After the 1993 Oslo Accords, a handful of Palestinians were allowed to return to their hometowns in Israel. Fida Jiryis and her family were among them.

This beautifully written memoir tells the story of their journey, which is also the story of Palestine, from the Nakba to the present—a seventy-five-year tale of conflict, exodus, occupation, return and search for belonging, seen through the eyes of one writer and her family. Jiryis reveals how her father, Sabri, a PLO leader and advisor to Yasser Arafat, chose exile in 1970 because of his work. Her own childhood in Beirut was shaped by regional tensions, the Lebanese Civil War and the 1982 Israeli invasion, which led to her mother’s death. Thirteen years later, the family made an unexpected return to Fassouta, their village of origin in the Galilee. But Fida, twenty-two years old and full of love for her country, had no idea what she was getting into.

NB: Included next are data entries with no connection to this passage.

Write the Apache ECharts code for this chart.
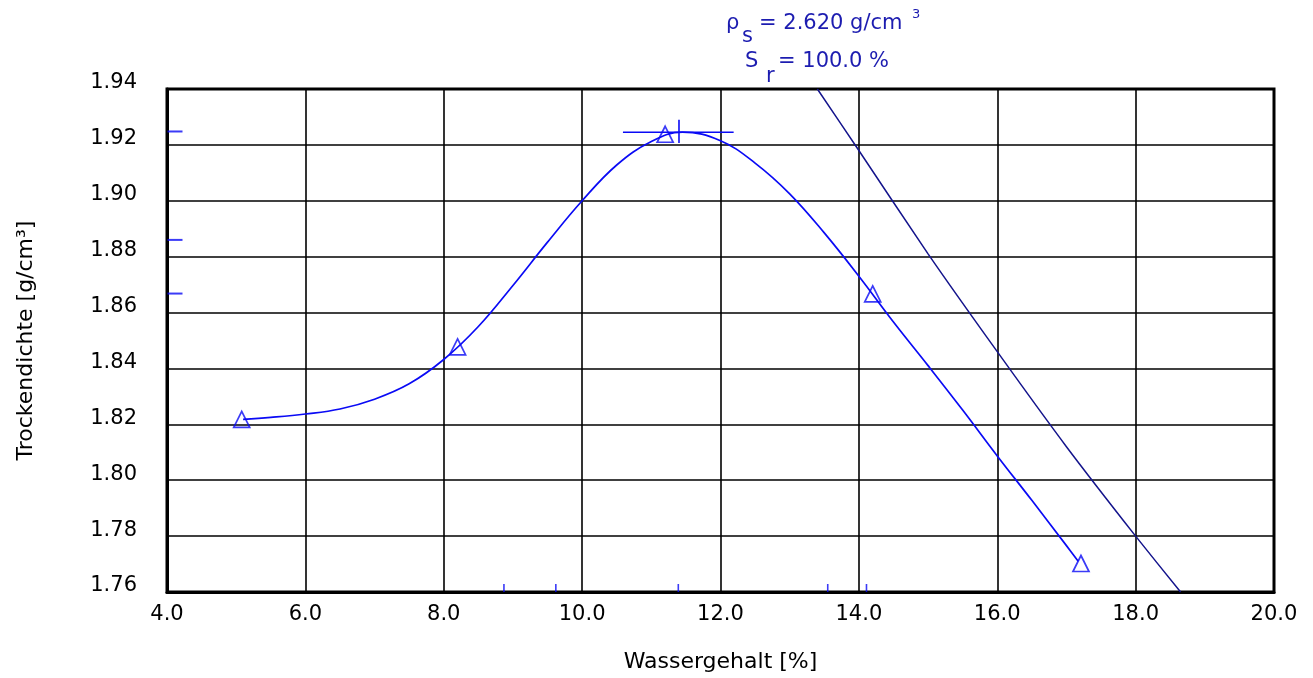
<!DOCTYPE html>
<html>
<head>
<meta charset="utf-8">
<script src="https://cdn.jsdelivr.net/npm/echarts@6/dist/echarts.min.js"></script>
<style>
  html, body { margin: 0; padding: 0; background: #fff; }
  #chart { width: 1313px; height: 678px; }
</style>
</head>
<body>
<div id="chart"></div>
<script>
// ---- data ----
const xTicks = [4, 6, 8, 10, 12, 14, 16, 18, 20];
const yTicks = [1.76, 1.78, 1.80, 1.82, 1.84, 1.86, 1.88, 1.90, 1.92, 1.94];

// measured points (Wassergehalt %, Trockendichte g/cm3)
const measuredW   = [5.08, 8.20, 11.20, 14.20, 17.21];
const measuredRho = [1.8218, 1.8477, 1.9238, 1.8667, 1.7702];

// fitted Proctor curve
const fitW   = [5.10, 5.50, 6.00, 6.50, 7.00, 7.50, 8.00, 8.50, 9.00, 9.50, 10.00, 10.50, 11.00, 11.45, 12.00, 12.50, 13.00, 13.50, 14.00, 14.50, 15.00, 15.50, 16.00, 16.50, 17.00, 17.17];
const fitRho = [1.8218, 1.8225, 1.8237, 1.8255, 1.8290, 1.8345, 1.8432, 1.8550, 1.8697, 1.8852, 1.9000, 1.9128, 1.9212, 1.9246, 1.9215, 1.9135, 1.9025, 1.8885, 1.8730, 1.8566, 1.8410, 1.8251, 1.8087, 1.7928, 1.7766, 1.7710];

// saturation line Sr = 100 %
const satW   = [13.40, 14.00, 15.00, 16.00, 17.00, 18.00, 18.65];
const satRho = [1.940, 1.918, 1.881, 1.846, 1.812, 1.780, 1.760];

// optimum cross
const optW = 11.40, optRho = 1.9245;
const optSpanW = [10.59, 12.19];
const optSpanRho = [1.9207, 1.9290];

// small blue marks on the axes
const leftMarkRho = [1.9248, 1.8860, 1.8668];
const bottomMarkW = [8.87, 9.62, 11.39, 13.55, 14.11];

// annotation texts
const annoRho = ['ρ', 's', '= 2.620 g/cm', '3'];
const annoSr  = ['S', 'r', '= 100.0 %'];

const FONT = 'DejaVu Sans';
const FS = 21;
const FS_TITLE = 22;
const BLUE = '#0a0af5';
const NAVY = '#14148c';
const TXTBLUE = '#1c1cb0';

const zip = (a, b) => a.map((v, i) => [v, b[i]]);
const f = (s) => s + 'px "' + FONT + '"';

const chart = echarts.init(document.getElementById('chart'));
chart.setOption({
  animation: false,
  backgroundColor: '#fff',
  textStyle: { fontFamily: FONT },
  grid: { left: 167, top: 89, width: 1107, height: 504, show: true, borderColor: '#000', borderWidth: 3, backgroundColor: 'transparent' },
  xAxis: {
    type: 'value', min: xTicks[0], max: xTicks[xTicks.length - 1], interval: 2,
    name: 'Wassergehalt [%]', nameLocation: 'middle', nameGap: 59,
    nameTextStyle: { fontFamily: FONT, fontSize: FS_TITLE, color: '#000' },
    axisLine: { show: true, lineStyle: { color: '#000', width: 3 } },
    axisTick: { show: false },
    axisLabel: { fontFamily: FONT, fontSize: FS, color: '#000', margin: 12, formatter: v => v.toFixed(1) },
    splitLine: { show: true, lineStyle: { color: '#000', width: 1.6 } }
  },
  yAxis: {
    type: 'value', min: yTicks[0], max: yTicks[yTicks.length - 1], interval: 0.02,
    name: 'Trockendichte [g/cm³]', nameLocation: 'middle', nameGap: 130, nameRotate: 90,
    nameTextStyle: { fontFamily: FONT, fontSize: FS_TITLE, color: '#000' },
    axisLine: { show: true, lineStyle: { color: '#000', width: 3 } },
    axisTick: { show: false },
    axisLabel: { fontFamily: FONT, fontSize: FS, color: '#000', margin: 30, verticalAlign: 'bottom', lineHeight: 12, formatter: v => v.toFixed(2) },
    splitLine: { show: true, lineStyle: { color: '#000', width: 1.6 } }
  },
  series: [
    { type: 'line', data: zip(satW, satRho), smooth: 0.2, symbol: 'none', lineStyle: { color: NAVY, width: 1.5 }, z: 3 },
    { type: 'line', data: zip(fitW, fitRho), smooth: 0.4, symbol: 'none', lineStyle: { color: BLUE, width: 1.7 }, z: 4 },
    { type: 'line', data: [[optSpanW[0], optRho], [optSpanW[1], optRho]], symbol: 'none', lineStyle: { color: BLUE, width: 1.6 }, z: 4 },
    { type: 'line', data: [[optW, optSpanRho[0]], [optW, optSpanRho[1]]], symbol: 'none', lineStyle: { color: BLUE, width: 1.6 }, z: 4 },
    { type: 'scatter', data: zip(measuredW, measuredRho), symbol: 'triangle', symbolSize: [16, 16],
      itemStyle: { color: 'rgba(0,0,0,0)', borderColor: BLUE, borderWidth: 1.7 }, z: 5 },
    { type: 'scatter', data: leftMarkRho.map(r => [xTicks[0], r]), symbol: 'rect', symbolSize: [15, 2], symbolOffset: [8, 0],
      itemStyle: { color: BLUE }, z: 6 },
    { type: 'scatter', data: bottomMarkW.map(w => [w, yTicks[0]]), symbol: 'rect', symbolSize: [1.6, 8], symbolOffset: [0, -4],
      itemStyle: { color: BLUE }, z: 6 }
  ],
  graphic: [
    { type: 'text', x: 726, y: 24, style: { text: annoRho[0], font: f(FS), fill: TXTBLUE, verticalAlign: 'middle' } },
    { type: 'text', x: 742, y: 37, style: { text: annoRho[1], font: f(FS), fill: TXTBLUE, verticalAlign: 'middle' } },
    { type: 'text', x: 759, y: 24, style: { text: annoRho[2], font: f(FS), fill: TXTBLUE, verticalAlign: 'middle' } },
    { type: 'text', x: 912, y: 15, style: { text: annoRho[3], font: f(13), fill: TXTBLUE, verticalAlign: 'middle' } },
    { type: 'text', x: 745, y: 62, style: { text: annoSr[0], font: f(FS), fill: TXTBLUE, verticalAlign: 'middle' } },
    { type: 'text', x: 766, y: 77, style: { text: annoSr[1], font: f(FS), fill: TXTBLUE, verticalAlign: 'middle' } },
    { type: 'text', x: 778, y: 62, style: { text: annoSr[2], font: f(FS), fill: TXTBLUE, verticalAlign: 'middle' } }
  ]
});
</script>
</body>
</html>
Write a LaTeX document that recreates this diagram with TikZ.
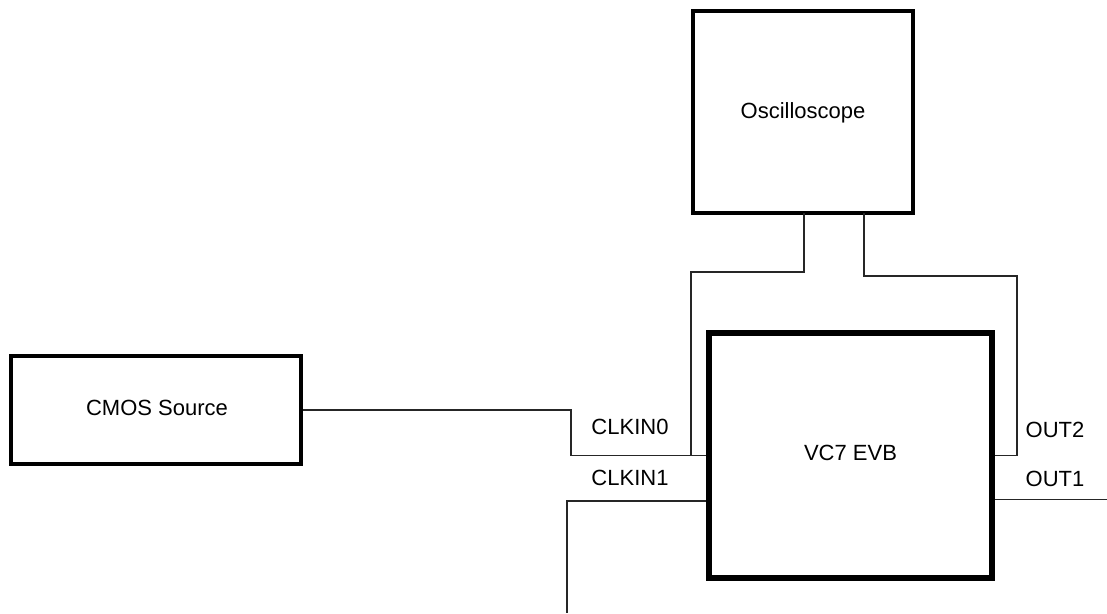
\documentclass[tikz,border=0pt]{standalone}
\usepackage{fontspec}
\setmainfont{Liberation Sans}
\begin{document}
\begin{tikzpicture}[x=1pt,y=-1pt,
  box/.style={draw, line width=4pt, rectangle, inner sep=0pt},
  wire/.style={line width=1.1pt, draw=black!85},
  lbl/.style={inner sep=0pt, font=\fontsize{22}{26}\selectfont, text height=0.72em, text depth=0pt}]
\useasboundingbox (0,0) rectangle (1107,613);
% boxes
\node[box, minimum width=290pt, minimum height=108pt] (cmos) at (156,410) {};
\node[box, minimum width=220pt, minimum height=202pt] (osc) at (803,112) {};
\node[box, minimum width=281pt, minimum height=243pt] (vc7) at (850.5,455.5) {};
% box texts
\node[lbl] (tcmos) at (157,411.5) {CMOS Source};
\node[lbl] (tosc) at (803,115) {Oscilloscope};
\node[lbl] (tvc7) at (850.5,457) {VC7 EVB};
% coordinates
\coordinate (c0a) at (571,410);
\coordinate (c0b) at (571,455.5);
\coordinate (j0) at (691,455.5);
\coordinate (oL) at (804,213);
\coordinate (oLb) at (804,272);
\coordinate (oLc) at (691,272);
\coordinate (oR) at (864,213);
\coordinate (oRb) at (864,276);
\coordinate (oRc) at (1017,276);
\coordinate (oRd) at (1017,455.5);
\coordinate (c1a) at (710,501);
\coordinate (c1b) at (567,501);
\coordinate (c1c) at (567,613);
\coordinate (o1a) at (991,499.5);
\coordinate (o1b) at (1107,499.5);
% connectors
\draw[wire] (cmos.east) -- (c0a) -- (c0b) -- (vc7.west);
\draw[wire] (oL) -- (oLb) -- (oLc) -- (j0);
\draw[wire] (oR) -- (oRb) -- (oRc) -- (oRd) -- (vc7.east);
\draw[wire] (c1a) -- (c1b) -- (c1c);
\draw[wire] (o1a) -- (o1b);
% pin labels
\node[lbl] (lclk0) at (630,431) {CLKIN0};
\node[lbl] (lclk1) at (630,482) {CLKIN1};
\node[lbl] (lout2) at (1055,434) {OUT2};
\node[lbl] (lout1) at (1055,483) {OUT1};
% redraw box border on top of wire ends
\draw[line width=4pt] (vc7.north west) rectangle (vc7.south east);
\end{tikzpicture}
\end{document}
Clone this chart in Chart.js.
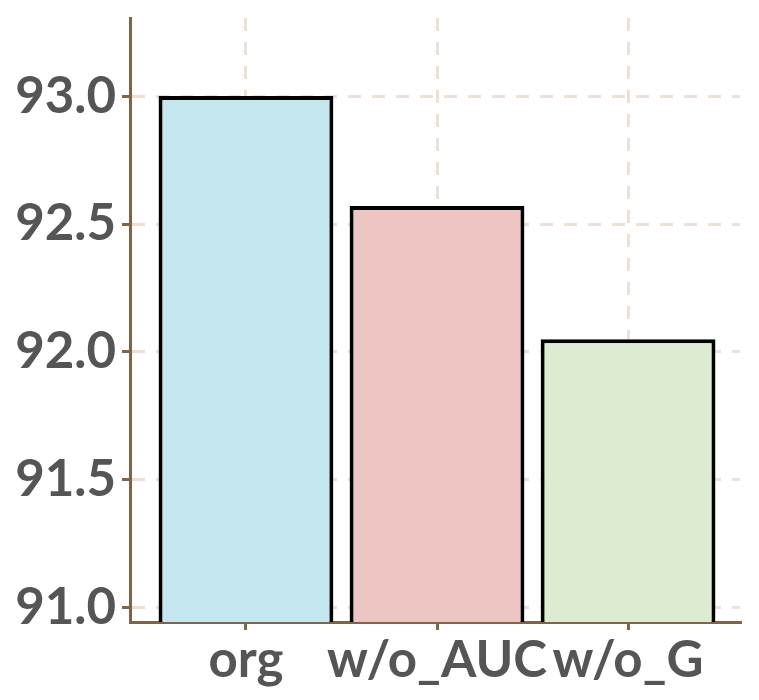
<!DOCTYPE html>
<html lang="en">
<head>
  <meta charset="UTF-8">
  <title>Ablation bar chart</title>
  <script src="https://cdn.jsdelivr.net/npm/chart.js"></script>
  <style>
    html, body { margin: 0; padding: 0; background: #ffffff; }
    .chart-box { position: relative; width: 759px; height: 700px; }
  </style>
</head>
<body>
  <div class="chart-box">
    <canvas id="barChart"></canvas>
  </div>
  <script>
    // Data
    const categories = ['org', 'w/o_AUC', 'w/o_G'];
    const positions = [0, 1, 2];
    const scores = [93.0, 92.57, 92.05];
    const yTicks = [91.0, 91.5, 92.0, 92.5, 93.0];

    const barColors = ['#c4e7ef', '#edc6c3', '#ddecd0'];
    const axisColor = '#806446';
    const gridColor = 'rgba(226, 205, 182, 0.6)';
    const textColor = '#555555';
    const tickFont = { family: 'Lato', weight: 'bold', size: 51 };

    const ctx = document.getElementById('barChart').getContext('2d');
    new Chart(ctx, {
      type: 'bar',
      data: {
        datasets: [{
          data: positions.map((p, i) => ({ x: p, y: scores[i] })),
          backgroundColor: barColors,
          borderColor: '#000000',
          borderWidth: 4,
          borderSkipped: 'start',
          barPercentage: 0.915,
          categoryPercentage: 1.0
        }]
      },
      options: {
        responsive: true,
        maintainAspectRatio: false,
        animation: false,
        layout: { padding: { top: 18, right: 19, left: 0, bottom: 0 } },
        plugins: {
          legend: { display: false },
          tooltip: { enabled: false }
        },
        scales: {
          x: {
            type: 'linear',
            min: -0.607,
            max: 2.586,
            offset: false,
            z: 1,
            afterBuildTicks: s => { s.ticks = positions.map(v => ({ value: v })); },
            afterFit: s => { s.height = 78; s.paddingLeft = 0; s.paddingRight = 0; },
            ticks: {
              color: textColor,
              font: tickFont,
              padding: 0,
              maxRotation: 0,
              autoSkip: false,
              callback: v => categories[v]
            },
            grid: {
              offset: false,
              color: gridColor,
              lineWidth: 3,
              tickLength: 8,
              tickColor: axisColor,
              tickWidth: 3,
              tickBorderDash: []
            },
            border: { color: axisColor, width: 3, dash: [13, 11] }
          },
          y: {
            min: 90.945,
            max: 93.305,
            z: 1,
            afterBuildTicks: s => { s.ticks = yTicks.map(v => ({ value: v })); },
            afterFit: s => { s.width = 130; s.paddingTop = 0; s.paddingBottom = 0; },
            ticks: {
              color: textColor,
              font: tickFont,
              padding: 6,
              callback: v => Number(v).toFixed(1)
            },
            grid: {
              color: gridColor,
              lineWidth: 3,
              tickLength: 8,
              tickColor: axisColor,
              tickWidth: 3,
              tickBorderDash: []
            },
            border: { color: axisColor, width: 3, dash: [13, 11] }
          }
        }
      }
    });
  </script>
</body>
</html>
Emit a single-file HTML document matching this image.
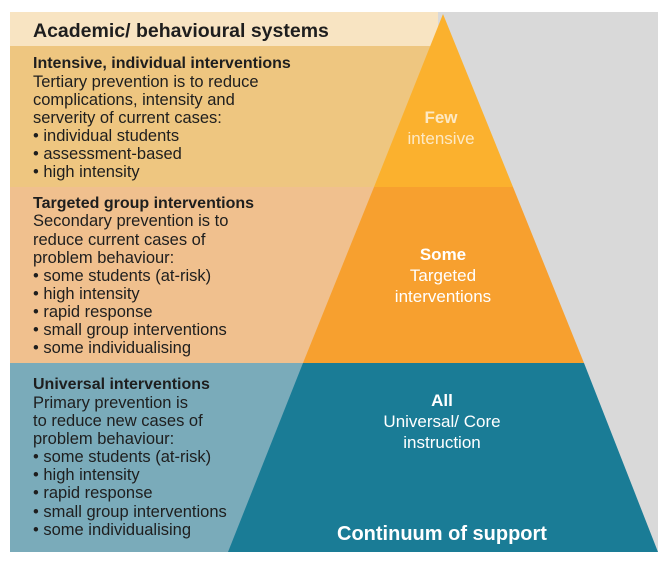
<!DOCTYPE html>
<html><head><meta charset="utf-8"><style>
html,body{margin:0;padding:0;background:#fff}
svg{display:block}
text{font-family:"Liberation Sans",sans-serif}
</style></head><body>
<svg width="667" height="563" viewBox="0 0 667 563">
<rect x="0" y="0" width="667" height="563" fill="#fff"/>
<rect x="10" y="12" width="648" height="540" fill="#d9d9d9"/>
<rect x="10" y="12" width="428" height="34" fill="#f8e4c2"/>
<rect x="10" y="46" width="420" height="141" fill="#eec680"/>
<rect x="10" y="187" width="370" height="176" fill="#f0c08e"/>
<rect x="10" y="363" width="300" height="189" fill="#7aabba"/>
<polygon points="443,14 374,187 513,187" fill="#fbb12e"/>
<polygon points="374,187 513,187 584,363 303,363" fill="#f7a02f"/>
<polygon points="303,363 584,363 658,552 228,552" fill="#1a7c96"/>
<g fill="#1e1e1e" font-size="16.5">
<text x="33" y="37" font-size="19.5" font-weight="bold">Academic/ behavioural systems</text>
<text x="33" y="68" font-size="16" font-weight="bold">Intensive, individual interventions</text>
<text x="33" y="87">Tertiary prevention is to reduce</text>
<text x="33" y="105">complications, intensity and</text>
<text x="33" y="123">serverity of current cases:</text>
<text x="33" y="141">• individual students</text>
<text x="33" y="159">• assessment-based</text>
<text x="33" y="177">• high intensity</text>
<text x="33" y="208" font-size="16" font-weight="bold">Targeted group interventions</text>
<text x="33" y="226">Secondary prevention is to</text>
<text x="33" y="245">reduce current cases of</text>
<text x="33" y="263">problem behaviour:</text>
<text x="33" y="281">• some students (at-risk)</text>
<text x="33" y="299">• high intensity</text>
<text x="33" y="317">• rapid response</text>
<text x="33" y="335">• small group interventions</text>
<text x="33" y="353">• some individualising</text>
<text x="33" y="389" font-size="16" font-weight="bold">Universal interventions</text>
<text x="33" y="408">Primary prevention is</text>
<text x="33" y="426">to reduce new cases of</text>
<text x="33" y="444">problem behaviour:</text>
<text x="33" y="462">• some students (at-risk)</text>
<text x="33" y="480">• high intensity</text>
<text x="33" y="498">• rapid response</text>
<text x="33" y="517">• small group interventions</text>
<text x="33" y="535">• some individualising</text>
</g>
<g fill="#fff" font-size="17" text-anchor="middle">
<text x="441" y="123" font-weight="bold" fill="#fde9c4">Few</text>
<text x="441" y="144" fill="#fde9c4">intensive</text>
<text x="443" y="260" font-weight="bold">Some</text>
<text x="443" y="281">Targeted</text>
<text x="443" y="302">interventions</text>
<text x="442" y="406" font-weight="bold">All</text>
<text x="442" y="427">Universal/ Core</text>
<text x="442" y="448">instruction</text>
<text x="442" y="540" font-size="20" font-weight="bold">Continuum of support</text>
</g>
</svg>
</body></html>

Stranger in My Own Land chronicles a desperate, at times surreal, search for a homeland between the Galilee, the West Bank and the diaspora, asking difficult questions about what the right of return would mean for the millions of Palestinians waiting to come ‘home’.

Our Host is Moustafa Bayoumi (@BayoumiMoustafa on Twitter),  the author of the critically acclaimed How Does It Feel To Be a Problem?: Being Young and Arab in America (Penguin), which won an American Book Award and the Arab American Book Award for Non-Fiction. Moustafa is also a columnist for The Guardian, and his writing has appeared in The New York Times, New York Magazine, The Daily Beast, The Nation, CNN.com, The London Review of Books, The National, The Chronicle of Higher Education, The Progressive, and other places.